The general mood in Washington was one of rejoice. The difficult economic situation in Iran and the political pressure on President Rouhani both from his conservative ideological opponents and inside the “progressive camp” had forced Tehran to take measures that in the media can be construed as a “slide towards aggression.” If the Iranians had “made a move,” this was seen as evidence that Trump’s strategy is working. Pompeo points to Trump’s decision a year ago to exit the JCPOA as a real success, and tunes out the criticism of the Democrats, who blame the White House for Iran’s actual intention to resume the nuclear programme.

The most recent US military build-up near Iranian territory is alarming for all the players involved. According to some information, the Israeli Mossad has transferred to its American counterpart information on the alleged deployment of a Hezbollah militant group on the tourist island of Kish in the Strait of Hormuz. If so, Israel and the United States appear to consider the island a potential Iranian foothold for attacking the ships of the United States and its allies in the Strait. The Iranian warning seems to have tangible contours: if the Islamic Republic is deprived of the opportunity to transport its own oil through this strait, no one else should be allowed to do it.

Until today, all the proposals made by Netanyahu to Trump to contain Iran have been accepted: the United States withdrew from the JCPOA; pressure on the Iranian economy is increasing every day, as recently evidenced by the latest US sanctions on the Iranian metallurgical industry; the IRGC has been declared a terrorist organisation; Iran’s closest neighbours are being forced to boycott the country’s products and restrict contact. If this escalation continues along its current trajectory, the next step could be a direct military conflict, which the Pentagon does not want yet.

In addition, it appears that in this chain of events, the United States has simultaneously established new demands.

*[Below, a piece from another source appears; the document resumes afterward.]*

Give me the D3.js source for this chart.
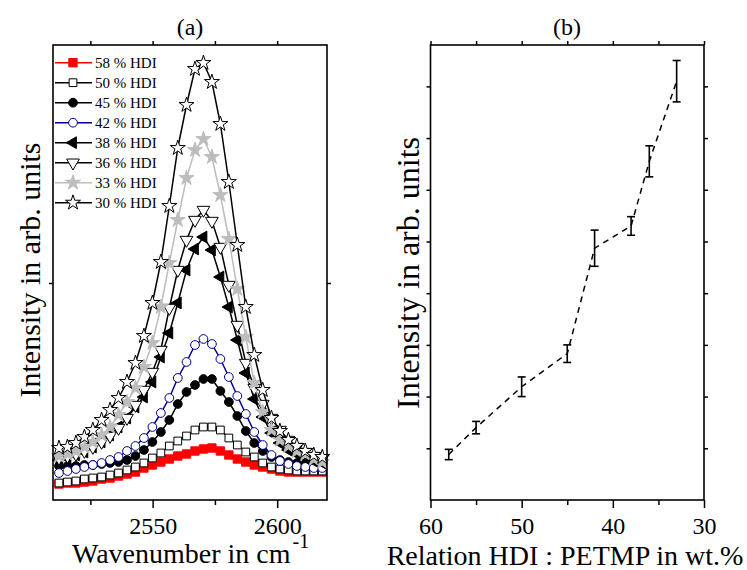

First, Trump wants a “new exclusive deal with Iran” for the United States. It is very likely that there is no understanding of the specific procedure for such a deal. At the same time, the United States is doing this in a diplomatically inconspicuous, cheeky and rude manner. However, the Trump administration is working the same way with respect to other major foreign policy issues.

The second factor is that Washington is not hiding its intention, if not to overthrow the Iranian regime, then to “drastically re-educate” Tehran through proactive deterrence, involving the political, economic and moral exhaustion of the enemy. Neither of these patterns of behaviour involves active military activity – except with respect to the information war, cyber-attacks and the destruction of individual representatives of the IRGC and Hezbollah, such subversive activities have been conducted for a long time.

However, the logic of Pompeo’s movements and those of other high-ranking representatives of the State Department in recent days, as well as the nature of their discussions with their political opponent seems to boost the likelihood of a more forceful option — perhaps by organising a major provocation that will “force” America to take even tougher measures against Iran. Probably, for certain circles within the United States and beyond, such a scenario could visually establish the “toughness” of the ruling administration, and of America as a whole. But it will hardly serve as a testament to the desired intellectual grandeur of the politicians who make such decisions.